Selain itu, menurutnya Pemerintahan Jokowi juga telah mencoba mempertegas posisi Indonesia di kancah regional dan internasional dan penegasan poros maritim dunia.
"Langkah ini kemudian diikuti penguatan sektor pertahanan dan keamanan di perbatasan, laut, udara, dan darat," katanya.
Namun, ia menilai pemerintah Jokowi masih terganggu dengan 'akrobat-akrobat' dan manuver politik. Salah satunya adalah masalah kisruh antara Kepolisian Republik Indonesia dengan Komisi Pemberantasan Korupsi (KPK).
"Dalam 100 hari pemerintahan Jokowi-JK publik diperlihatkan berbagai akrobat dan manuver politik.

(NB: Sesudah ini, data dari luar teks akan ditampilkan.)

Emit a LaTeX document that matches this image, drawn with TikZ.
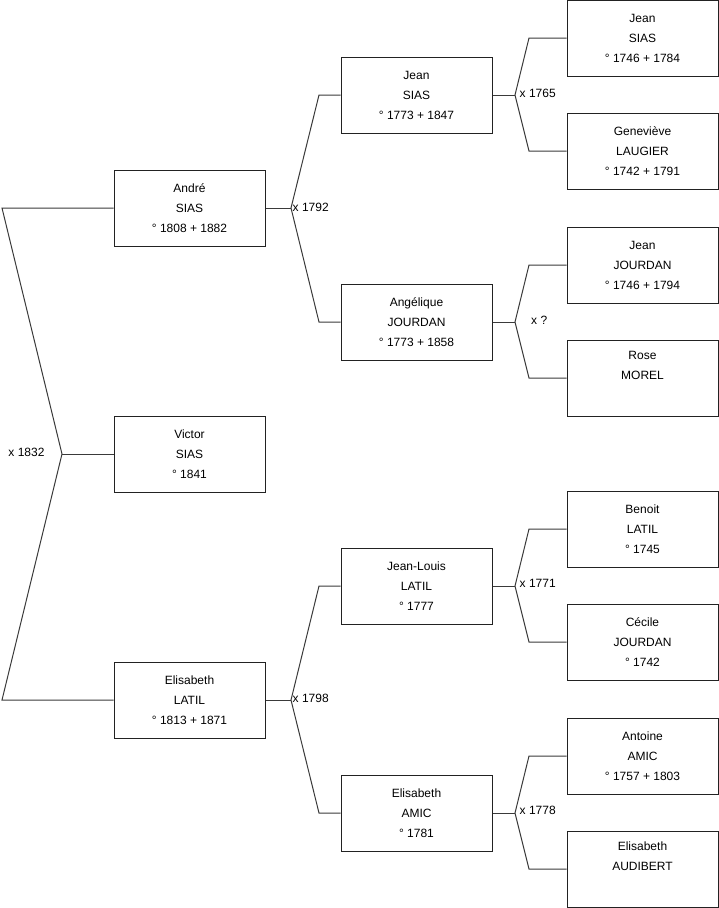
\documentclass[tikz,border=0pt]{standalone}
\usepackage{fontspec}
\setmainfont{Liberation Sans}
\usetikzlibrary{positioning}
\definecolor{ink}{HTML}{222222}
\definecolor{branch}{HTML}{3A3A3A}

\begin{document}
\begin{tikzpicture}[x=1pt, y=-1pt,
    person/.style={draw=ink, line width=1pt, minimum width=151pt, minimum height=76pt,
      inner sep=0pt, align=center, font=\fontsize{12}{20}\selectfont},
    link/.style={draw=branch, line width=1pt},
    wed/.style={font=\fontsize{12}{14}\selectfont, inner sep=0pt}]
    \useasboundingbox (0,0) rectangle (719,908);
    % Generation 1
    \node[person] (andre)     at (189.5,208) {André\\SIAS\\° 1808 + 1882};
    \node[person] (victor)    at (189.5,454) {Victor\\SIAS\\° 1841};
    \node[person] (elisabeth) at (189.5,700) {Elisabeth\\LATIL\\° 1813 + 1871};
    % Generation 2
    \node[person] (jean)      at (416.5,95)  {Jean\\SIAS\\° 1773 + 1847};
    \node[person] (angelique) at (416.5,322) {Angélique\\JOURDAN\\° 1773 + 1858};
    \node[person] (jeanlouis) at (416.5,586) {Jean-Louis\\LATIL\\° 1777};
    \node[person] (amic)      at (416.5,813) {Elisabeth\\AMIC\\° 1781};
    % Generation 3
    \node[person] (jeanS)     at (642.5,38)  {Jean\\SIAS\\° 1746 + 1784};
    \node[person] (genevieve) at (642.5,151) {Geneviève\\LAUGIER\\° 1742 + 1791};
    \node[person] (jeanJ)     at (642.5,265) {Jean\\JOURDAN\\° 1746 + 1794};
    \node[person] (rose)      at (642.5,378) {Rose\\MOREL\\\strut};
    \node[person] (benoit)    at (642.5,529) {Benoit\\LATIL\\° 1745};
    \node[person] (cecile)    at (642.5,642) {Cécile\\JOURDAN\\° 1742};
    \node[person] (antoine)   at (642.5,756) {Antoine\\AMIC\\° 1757 + 1803};
    \node[person] (audibert)  at (642.5,869) {Elisabeth\\AUDIBERT\\\strut};

    % Knicke der Verbindungen
    \coordinate (r0) at (2,208);
    \coordinate (m0) at (62,454);
    \coordinate (r1) at (2,700);
    \coordinate (m1) at (291,208);
    \coordinate (m2) at (515,95);
    \coordinate (m3) at (515,322);
    \coordinate (m4) at (291,700);
    \coordinate (m5) at (515,586);
    \coordinate (m6) at (515,813);

    % Eltern von Victor
    \draw[link] (andre.west) -- (r0) -- (m0) -- (r1) -- (elisabeth.west);
    \draw[link] (m0) -- (victor.west);
    \node[wed] (w0) at (26.5,452) {x 1832};
    % Eltern von Andre
    \draw[link] (andre.east) -- (m1);
    \draw[link] (jean.west) -- (jean.west -| 319,0) -- (m1) -- (angelique.west -| 319,0) -- (angelique.west);
    \node[wed, anchor=west] (w1) at (292.5,207) {x 1792};
    % Eltern von Jean
    \draw[link] (jean.east) -- (m2);
    \draw[link] (jeanS.west) -- (jeanS.west -| 529,0) -- (m2) -- (genevieve.west -| 529,0) -- (genevieve.west);
    \node[wed, anchor=west] (w2) at (519.5,93) {x 1765};
    % Eltern von Angelique
    \draw[link] (angelique.east) -- (m3);
    \draw[link] (jeanJ.west) -- (jeanJ.west -| 529,0) -- (m3) -- (rose.west -| 529,0) -- (rose.west);
    \node[wed, anchor=west] (w3) at (531,320) {x ?};
    % Eltern von Elisabeth
    \draw[link] (elisabeth.east) -- (m4);
    \draw[link] (jeanlouis.west) -- (jeanlouis.west -| 319,0) -- (m4) -- (amic.west -| 319,0) -- (amic.west);
    \node[wed, anchor=west] (w4) at (292.5,698) {x 1798};
    % Eltern von Jean-Louis
    \draw[link] (jeanlouis.east) -- (m5);
    \draw[link] (benoit.west) -- (benoit.west -| 529,0) -- (m5) -- (cecile.west -| 529,0) -- (cecile.west);
    \node[wed, anchor=west] (w5) at (519.5,583) {x 1771};
    % Eltern von Elisabeth AMIC
    \draw[link] (amic.east) -- (m6);
    \draw[link] (antoine.west) -- (antoine.west -| 529,0) -- (m6) -- (audibert.west -| 529,0) -- (audibert.west);
    \node[wed, anchor=west] (w6) at (519.5,810) {x 1778};
\end{tikzpicture}
\end{document}
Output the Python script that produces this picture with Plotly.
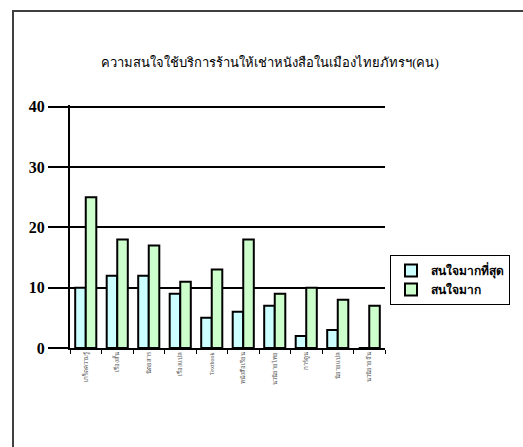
import plotly.graph_objects as go

categories = ["เกร็ดความรู้", "เรื่องสั้น", "นิตยสาร", "เรื่องแปล", "Textbook",
              "หนังสือเรียน", "นวนิยายไทย", "การ์ตูน", "นิยายแปล", "นวนิยายจีน"]
most_interested = [10, 12, 12, 9, 5, 6, 7, 2, 3, 0]
very_interested = [25, 18, 17, 11, 13, 18, 9, 10, 8, 7]
series_names = ["สนใจมากที่สุด", "สนใจมาก"]
y_ticks = [0, 10, 20, 30, 40]
title_text = "ความสนใจใช้บริการร้านให้เช่าหนังสือในเมืองไทยภัทรฯ(คน)"

W, H = 523, 447
L, R, T, B = 70, 138, 105, 99
pw, ph = W - L - R, H - T - B

fig = go.Figure()
fig.add_trace(go.Bar(x=categories, y=most_interested, name=series_names[0],
                     marker=dict(color="#CCFFFF", line=dict(color="black", width=2))))
fig.add_trace(go.Bar(x=categories, y=very_interested, name=series_names[1],
                     marker=dict(color="#CCFFCC", line=dict(color="black", width=2))))

def px2paper_x(px):
    return (px - L) / pw

def px2paper_y(py):
    return (H - B - py) / ph

fig.update_layout(
    width=W, height=H,
    margin=dict(l=L, r=R, t=T, b=B),
    paper_bgcolor="white", plot_bgcolor="white",
    barmode="group", bargap=0.33, bargroupgap=0.0,
    font=dict(family="Liberation Serif, Times New Roman, serif", color="black"),
    title=dict(text=title_text, x=(270) / W, xanchor="center",
               y=1 - 62 / H, yanchor="middle", yref="container",
               font=dict(size=13, family="Liberation Serif, serif", color="black")),
    showlegend=True,
    legend=dict(x=px2paper_x(390), y=px2paper_y(255), xanchor="left", yanchor="top",
                bordercolor="black", borderwidth=1, bgcolor="white",
                font=dict(size=12, family="Liberation Serif, serif", color="black",
                          weight="bold"),
                tracegroupgap=6),
    xaxis=dict(showline=True, linecolor="black", linewidth=2,
               ticks="outside", tickson="boundaries", ticklen=4, tickcolor="black",
               tickwidth=1, tickangle=-90,
               tickfont=dict(size=6, color="#555555"),
               showgrid=False, fixedrange=True),
    yaxis=dict(range=[0, 40.3], tickvals=y_ticks, showline=True, linecolor="black",
               linewidth=2, showgrid=True, gridcolor="black", gridwidth=2,
               ticks="outside", ticklen=20, tickwidth=2, tickcolor="black",
               zeroline=False,
               tickfont=dict(size=16, family="Liberation Serif, serif", color="black",
                             weight="bold"),
               fixedrange=True),
    shapes=[dict(type="rect", xref="paper", yref="paper",
                 x0=px2paper_x(13), x1=px2paper_x(560),
                 y0=px2paper_y(480), y1=px2paper_y(11),
                 line=dict(color="#404040", width=2), fillcolor="rgba(0,0,0,0)",
                 layer="below")],
)

fig.write_html("out.html")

Hal ini sedikit banyak menginterupsi sejumlah target yang dicanangkan Presiden Joko Widodo kepada menteri-menterinya. Konflik antara KPK dan Polri menggambarkan bagaimana kuatnya manuver politik yang terjadi," katanya.
Untuk memperbaiki kinerja pemerintahannya, Presiden Jokowi dinilai perlu memperbaiki konsolidasi antar kementeri. Sebab ia melihat selama 100 hari, konsolidasi kementerian belum efektif.
"Hal yang masih kurang dan belum efektif dilakukan adalah tingkat konsolidasi dan irama yang sama antar kementerian. Salah satu efeknya adalah konflik antara KPK dan Polri. Hal ini begitu berlarut-larut hingga pada derajat tertentu mengeliminasi sejumlah capaian kongkret dari target pemerintah," jelasnya.